# Instructions for the task
Your task is to repeat only the lines from the one with "Write the matplotlib code for this chart." through the one with "0.251, 0.064, 0.059]", exactly as they stand, both ends included.

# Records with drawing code
(begin)

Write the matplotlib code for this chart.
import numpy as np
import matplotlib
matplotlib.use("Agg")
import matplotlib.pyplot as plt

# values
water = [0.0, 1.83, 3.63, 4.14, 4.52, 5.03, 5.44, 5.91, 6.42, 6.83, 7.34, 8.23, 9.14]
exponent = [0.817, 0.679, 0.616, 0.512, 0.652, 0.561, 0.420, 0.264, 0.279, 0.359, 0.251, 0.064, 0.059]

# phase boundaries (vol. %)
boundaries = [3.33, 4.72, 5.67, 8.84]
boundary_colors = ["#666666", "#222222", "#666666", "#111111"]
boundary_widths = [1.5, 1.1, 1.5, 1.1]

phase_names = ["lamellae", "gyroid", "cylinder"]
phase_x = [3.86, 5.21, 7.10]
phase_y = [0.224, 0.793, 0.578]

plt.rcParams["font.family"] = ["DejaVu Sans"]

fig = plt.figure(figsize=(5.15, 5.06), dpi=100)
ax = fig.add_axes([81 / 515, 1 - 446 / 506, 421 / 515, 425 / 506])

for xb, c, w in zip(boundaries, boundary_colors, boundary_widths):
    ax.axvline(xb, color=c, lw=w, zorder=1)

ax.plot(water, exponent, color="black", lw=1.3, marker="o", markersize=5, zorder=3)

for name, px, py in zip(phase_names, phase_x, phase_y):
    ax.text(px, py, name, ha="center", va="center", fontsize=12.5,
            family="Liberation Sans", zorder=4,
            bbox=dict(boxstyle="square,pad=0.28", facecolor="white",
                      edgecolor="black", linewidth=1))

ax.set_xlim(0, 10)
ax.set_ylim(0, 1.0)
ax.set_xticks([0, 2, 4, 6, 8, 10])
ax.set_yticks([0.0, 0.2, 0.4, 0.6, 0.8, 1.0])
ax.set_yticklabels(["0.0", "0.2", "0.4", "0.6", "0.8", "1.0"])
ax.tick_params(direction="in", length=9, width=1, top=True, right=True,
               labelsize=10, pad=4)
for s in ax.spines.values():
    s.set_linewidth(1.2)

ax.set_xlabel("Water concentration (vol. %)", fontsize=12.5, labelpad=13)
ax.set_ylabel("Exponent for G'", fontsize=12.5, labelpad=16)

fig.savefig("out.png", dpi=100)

(end)
(begin)

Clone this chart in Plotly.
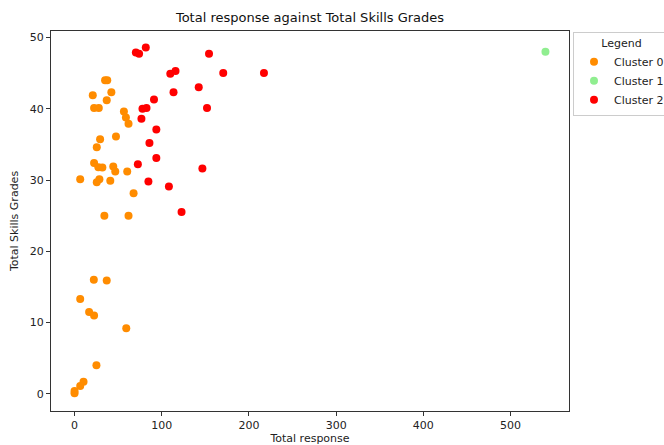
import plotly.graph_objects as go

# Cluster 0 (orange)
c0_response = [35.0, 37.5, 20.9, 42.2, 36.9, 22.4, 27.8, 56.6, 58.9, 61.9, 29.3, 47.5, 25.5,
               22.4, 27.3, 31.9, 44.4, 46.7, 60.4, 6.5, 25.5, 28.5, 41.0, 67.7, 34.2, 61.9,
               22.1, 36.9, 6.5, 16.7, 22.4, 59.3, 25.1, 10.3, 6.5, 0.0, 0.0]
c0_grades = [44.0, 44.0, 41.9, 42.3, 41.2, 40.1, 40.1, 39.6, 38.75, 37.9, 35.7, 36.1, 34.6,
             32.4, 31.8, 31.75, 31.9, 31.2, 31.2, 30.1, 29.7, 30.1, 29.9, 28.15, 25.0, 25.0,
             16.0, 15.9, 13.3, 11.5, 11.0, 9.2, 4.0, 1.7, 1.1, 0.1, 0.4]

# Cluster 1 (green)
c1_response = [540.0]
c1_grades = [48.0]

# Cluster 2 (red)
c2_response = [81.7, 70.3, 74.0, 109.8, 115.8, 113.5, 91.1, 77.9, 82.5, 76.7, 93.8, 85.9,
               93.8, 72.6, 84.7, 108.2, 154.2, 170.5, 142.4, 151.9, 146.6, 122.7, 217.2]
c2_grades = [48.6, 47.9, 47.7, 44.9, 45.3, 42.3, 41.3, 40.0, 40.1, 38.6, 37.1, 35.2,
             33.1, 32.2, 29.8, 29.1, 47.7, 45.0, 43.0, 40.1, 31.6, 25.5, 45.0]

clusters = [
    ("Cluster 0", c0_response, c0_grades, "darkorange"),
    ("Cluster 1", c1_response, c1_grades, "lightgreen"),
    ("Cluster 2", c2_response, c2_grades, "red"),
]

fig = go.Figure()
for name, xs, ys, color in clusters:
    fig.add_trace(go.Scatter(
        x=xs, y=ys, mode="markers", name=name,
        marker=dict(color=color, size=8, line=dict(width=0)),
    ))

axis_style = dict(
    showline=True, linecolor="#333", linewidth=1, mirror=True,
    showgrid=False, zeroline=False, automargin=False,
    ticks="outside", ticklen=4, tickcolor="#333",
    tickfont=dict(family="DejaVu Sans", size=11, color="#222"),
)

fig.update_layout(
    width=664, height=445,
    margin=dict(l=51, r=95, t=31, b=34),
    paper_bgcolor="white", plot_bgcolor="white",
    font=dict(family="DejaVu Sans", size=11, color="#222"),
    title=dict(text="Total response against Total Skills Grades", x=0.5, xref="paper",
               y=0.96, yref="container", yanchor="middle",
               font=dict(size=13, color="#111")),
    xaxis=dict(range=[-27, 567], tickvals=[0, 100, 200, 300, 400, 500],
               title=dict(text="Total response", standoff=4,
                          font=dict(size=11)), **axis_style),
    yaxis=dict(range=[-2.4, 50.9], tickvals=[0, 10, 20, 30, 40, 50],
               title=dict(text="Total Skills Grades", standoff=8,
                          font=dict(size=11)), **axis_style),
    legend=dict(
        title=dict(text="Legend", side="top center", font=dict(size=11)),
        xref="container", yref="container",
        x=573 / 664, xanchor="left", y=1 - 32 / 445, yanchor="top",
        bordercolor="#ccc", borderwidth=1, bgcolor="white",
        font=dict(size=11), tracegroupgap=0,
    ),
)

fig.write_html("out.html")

(end)
(begin)

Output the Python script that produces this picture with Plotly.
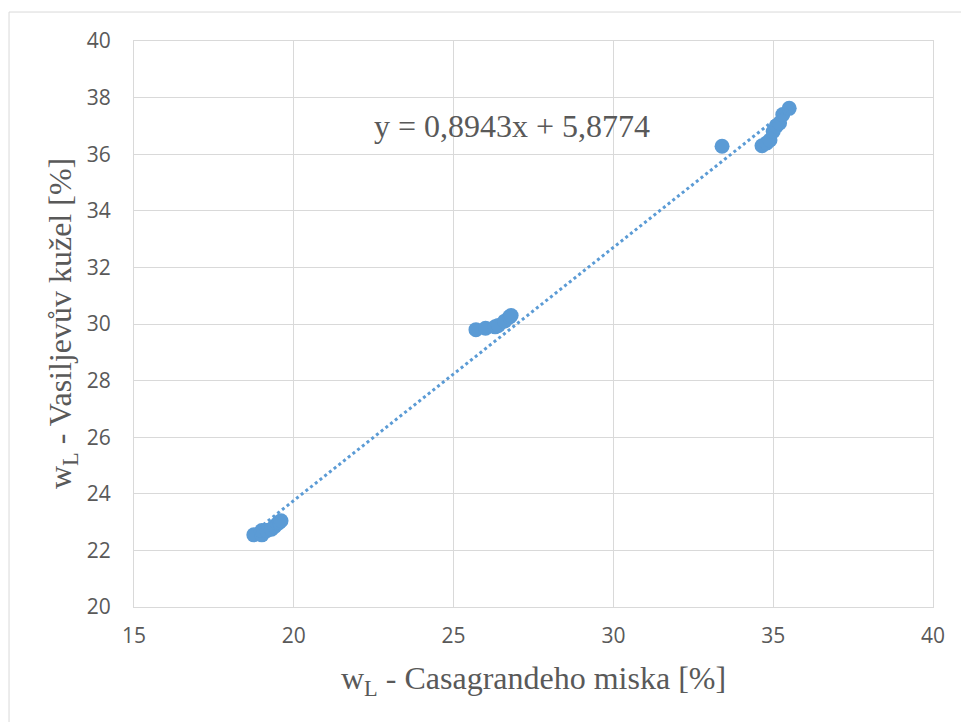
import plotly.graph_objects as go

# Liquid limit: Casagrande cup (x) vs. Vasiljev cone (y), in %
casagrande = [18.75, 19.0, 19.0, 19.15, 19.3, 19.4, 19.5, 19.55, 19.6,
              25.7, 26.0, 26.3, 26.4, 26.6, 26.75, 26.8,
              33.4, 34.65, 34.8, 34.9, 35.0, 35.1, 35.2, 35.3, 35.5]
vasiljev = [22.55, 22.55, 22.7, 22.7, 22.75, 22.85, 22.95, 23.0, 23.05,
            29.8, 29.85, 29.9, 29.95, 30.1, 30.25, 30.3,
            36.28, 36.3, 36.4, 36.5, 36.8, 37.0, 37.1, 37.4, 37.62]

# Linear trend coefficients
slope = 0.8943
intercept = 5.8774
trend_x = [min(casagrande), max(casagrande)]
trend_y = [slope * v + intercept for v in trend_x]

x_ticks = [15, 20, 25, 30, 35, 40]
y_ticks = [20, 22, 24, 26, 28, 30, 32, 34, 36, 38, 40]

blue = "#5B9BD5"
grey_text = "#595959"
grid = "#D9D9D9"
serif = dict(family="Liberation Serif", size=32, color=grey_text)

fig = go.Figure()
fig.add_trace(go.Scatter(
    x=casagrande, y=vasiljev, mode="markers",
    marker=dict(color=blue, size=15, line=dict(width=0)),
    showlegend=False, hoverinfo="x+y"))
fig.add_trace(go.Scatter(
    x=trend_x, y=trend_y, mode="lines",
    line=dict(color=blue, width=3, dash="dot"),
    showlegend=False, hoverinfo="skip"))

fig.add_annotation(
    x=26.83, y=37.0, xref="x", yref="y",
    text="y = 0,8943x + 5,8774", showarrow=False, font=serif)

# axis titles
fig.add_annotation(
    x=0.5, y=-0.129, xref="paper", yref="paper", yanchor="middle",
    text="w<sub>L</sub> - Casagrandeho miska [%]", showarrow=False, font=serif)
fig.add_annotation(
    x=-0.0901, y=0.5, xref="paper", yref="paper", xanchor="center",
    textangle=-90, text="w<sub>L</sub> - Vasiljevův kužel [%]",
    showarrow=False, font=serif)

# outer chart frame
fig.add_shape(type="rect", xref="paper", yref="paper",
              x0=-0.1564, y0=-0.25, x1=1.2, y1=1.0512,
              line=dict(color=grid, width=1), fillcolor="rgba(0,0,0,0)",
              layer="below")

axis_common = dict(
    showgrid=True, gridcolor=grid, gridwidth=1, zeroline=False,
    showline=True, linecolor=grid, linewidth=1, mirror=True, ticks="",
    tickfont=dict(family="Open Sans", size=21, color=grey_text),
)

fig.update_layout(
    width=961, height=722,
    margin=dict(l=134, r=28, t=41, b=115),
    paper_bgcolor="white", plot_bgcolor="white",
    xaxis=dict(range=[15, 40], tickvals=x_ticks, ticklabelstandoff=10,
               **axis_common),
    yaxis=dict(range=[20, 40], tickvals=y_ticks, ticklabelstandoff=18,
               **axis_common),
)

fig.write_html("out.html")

(end)

# Answer
Write the matplotlib code for this chart.
import numpy as np
import matplotlib
matplotlib.use("Agg")
import matplotlib.pyplot as plt

# values
water = [0.0, 1.83, 3.63, 4.14, 4.52, 5.03, 5.44, 5.91, 6.42, 6.83, 7.34, 8.23, 9.14]
exponent = [0.817, 0.679, 0.616, 0.512, 0.652, 0.561, 0.420, 0.264, 0.279, 0.359, 0.251, 0.064, 0.059]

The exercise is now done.